[Stated goal] Go through the listing and set it down exactly, leaving out its pictures.

* Begin Information supplied *

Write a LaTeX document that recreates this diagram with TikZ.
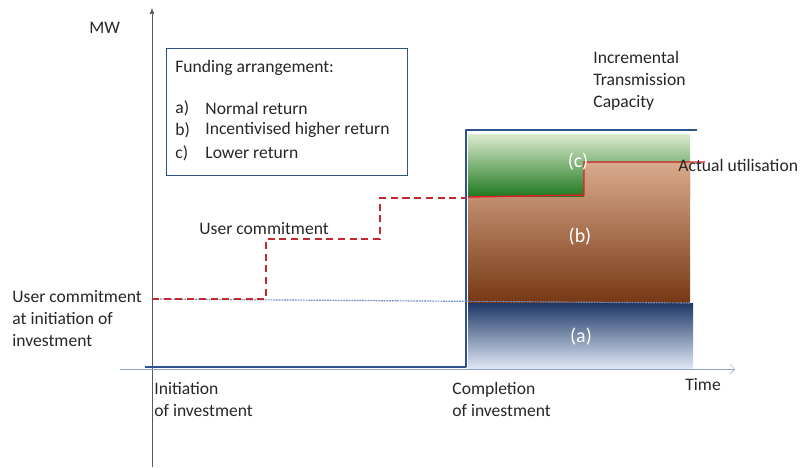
\documentclass[tikz,border=0pt]{standalone}
\usepackage{fontspec}
\setmainfont{Carlito}
\usetikzlibrary{arrows.meta}

\definecolor{capblue}{RGB}{47,82,143}
\definecolor{axisblue}{RGB}{140,165,208}
\definecolor{dotblue}{RGB}{110,140,195}
\definecolor{navytop}{RGB}{30,56,102}
\definecolor{navybot}{RGB}{222,230,245}
\definecolor{browntop}{RGB}{218,170,140}
\definecolor{brownbot}{RGB}{118,56,20}
\definecolor{greentop}{RGB}{220,235,207}
\definecolor{greenbot}{RGB}{30,120,30}
\definecolor{actred}{RGB}{225,30,40}
\definecolor{dashred}{RGB}{195,40,45}
\definecolor{txtgray}{RGB}{38,38,38}

\begin{document}
\begin{tikzpicture}[x=0.03cm,y=-0.03cm,
    font=\fontsize{15}{18.7}\selectfont,
    lbl/.style={inner sep=1pt,text=txtgray},
    band/.style={white,font=\fontsize{17}{19}\selectfont}]
    \useasboundingbox (0,0) rectangle (801,467);

    % funding bands
    \shade[top color=greentop,bottom color=greenbot] (468,134) rectangle (690,197);
    \shade[top color=browntop,bottom color=brownbot]
        (468,197) -- (584,197) -- (584,163) -- (690,163) -- (690,303) -- (468,303) -- cycle;
    \shade[top color=navytop,bottom color=navybot] (468,303) rectangle (693,368);

    % axes
    \draw[gray!70!black,-{Latex[length=5pt,width=4pt]}] (152,467) -- (152,8);
    \draw[axisblue,-{Straight Barb[length=4pt]}] (120,369) -- (735,369);

    % capacity
    \draw[capblue,line width=1.5pt,line join=round] (145,367) -- (466,367) -- (466,130) -- (697,130);

    % commitment at initiation
    \draw[dotblue,line width=1pt,dash pattern=on 1.5pt off 0.8pt] (152,299) -- (690,303);

    % user commitment steps
    \draw[dashred,line width=1.3pt,dash pattern=on 6pt off 4pt]
        (152,299) -- (266,299) -- (266,239) -- (380,239) -- (380,198) -- (466,198);

    % actual utilisation
    \draw[actred,line width=1.2pt] (468,197) -- (584,195) -- (584,162) -- (705,162);

    % band labels
    \node[band] (bandA) at (581,337) {(a)};
    \node[band] (bandB) at (580,237) {(b)};
    \node[band] (bandC) at (578,162) {(c)};

    % funding box
    \node[draw=capblue,line width=0.8pt,minimum width=7.23cm,minimum height=3.81cm,anchor=north west] (fund) at (166,48) {};
    \node[lbl,anchor=west] (fundhead) at (174,68) {Funding arrangement:};
    \foreach \key/\txt/\yy in {a/Normal return/108, b/Incentivised higher return/130, c/Lower return/153}{
        \node[lbl,anchor=west] (key\key) at (174,\yy) {\key)};
        \node[lbl,anchor=west] (txt\key) at (204,\yy) {\txt};
    }

    % text labels
    \node[lbl,anchor=west] (mw) at (88,28) {MW};
    \node[lbl,anchor=west] (time) at (684,385) {Time};
    \node[lbl,anchor=west] (usercommit) at (198,229) {User commitment};
    \node[lbl,anchor=north west,align=left] (initcommit) at (11,289) {User commitment\\at initiation of\\investment};
    \node[lbl,anchor=north west,align=left] (initiation) at (153,381) {Initiation\\of investment};
    \node[lbl,anchor=north west,align=left] (completion) at (451,381) {Completion\\of investment};
    \node[lbl,anchor=north west,align=left] (capacity) at (592,50) {Incremental\\Transmission\\Capacity};
    \node[lbl,anchor=west] (actual) at (677,165) {Actual utilisation};
\end{tikzpicture}
\end{document}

* End Information supplied *

[The result]
Write a LaTeX document that recreates this diagram with TikZ.
\documentclass[tikz,border=0pt]{standalone}
\usepackage{fontspec}
\setmainfont{Carlito}
\usetikzlibrary{arrows.meta}

\definecolor{capblue}{RGB}{47,82,143}
\definecolor{axisblue}{RGB}{140,165,208}
\definecolor{dotblue}{RGB}{110,140,195}
\definecolor{navytop}{RGB}{30,56,102}
\definecolor{navybot}{RGB}{222,230,245}
\definecolor{browntop}{RGB}{218,170,140}
\definecolor{brownbot}{RGB}{118,56,20}
\definecolor{greentop}{RGB}{220,235,207}
\definecolor{greenbot}{RGB}{30,120,30}
\definecolor{actred}{RGB}{225,30,40}
\definecolor{dashred}{RGB}{195,40,45}
\definecolor{txtgray}{RGB}{38,38,38}

\begin{document}
\begin{tikzpicture}[x=0.03cm,y=-0.03cm,
    font=\fontsize{15}{18.7}\selectfont,
    lbl/.style={inner sep=1pt,text=txtgray},
    band/.style={white,font=\fontsize{17}{19}\selectfont}]
    \useasboundingbox (0,0) rectangle (801,467);

    % funding bands
    \shade[top color=greentop,bottom color=greenbot] (468,134) rectangle (690,197);
    \shade[top color=browntop,bottom color=brownbot]
        (468,197) -- (584,197) -- (584,163) -- (690,163) -- (690,303) -- (468,303) -- cycle;
    \shade[top color=navytop,bottom color=navybot] (468,303) rectangle (693,368);

    % axes
    \draw[gray!70!black,-{Latex[length=5pt,width=4pt]}] (152,467) -- (152,8);
    \draw[axisblue,-{Straight Barb[length=4pt]}] (120,369) -- (735,369);

    % capacity
    \draw[capblue,line width=1.5pt,line join=round] (145,367) -- (466,367) -- (466,130) -- (697,130);

    % commitment at initiation
    \draw[dotblue,line width=1pt,dash pattern=on 1.5pt off 0.8pt] (152,299) -- (690,303);

    % user commitment steps
    \draw[dashred,line width=1.3pt,dash pattern=on 6pt off 4pt]
        (152,299) -- (266,299) -- (266,239) -- (380,239) -- (380,198) -- (466,198);

    % actual utilisation
    \draw[actred,line width=1.2pt] (468,197) -- (584,195) -- (584,162) -- (705,162);

    % band labels
    \node[band] (bandA) at (581,337) {(a)};
    \node[band] (bandB) at (580,237) {(b)};
    \node[band] (bandC) at (578,162) {(c)};

    % funding box
    \node[draw=capblue,line width=0.8pt,minimum width=7.23cm,minimum height=3.81cm,anchor=north west] (fund) at (166,48) {};
    \node[lbl,anchor=west] (fundhead) at (174,68) {Funding arrangement:};
    \foreach \key/\txt/\yy in {a/Normal return/108, b/Incentivised higher return/130, c/Lower return/153}{
        \node[lbl,anchor=west] (key\key) at (174,\yy) {\key)};
        \node[lbl,anchor=west] (txt\key) at (204,\yy) {\txt};
    }

    % text labels
    \node[lbl,anchor=west] (mw) at (88,28) {MW};
    \node[lbl,anchor=west] (time) at (684,385) {Time};
    \node[lbl,anchor=west] (usercommit) at (198,229) {User commitment};
    \node[lbl,anchor=north west,align=left] (initcommit) at (11,289) {User commitment\\at initiation of\\investment};
    \node[lbl,anchor=north west,align=left] (initiation) at (153,381) {Initiation\\of investment};
    \node[lbl,anchor=north west,align=left] (completion) at (451,381) {Completion\\of investment};
    \node[lbl,anchor=north west,align=left] (capacity) at (592,50) {Incremental\\Transmission\\Capacity};
    \node[lbl,anchor=west] (actual) at (677,165) {Actual utilisation};
\end{tikzpicture}
\end{document}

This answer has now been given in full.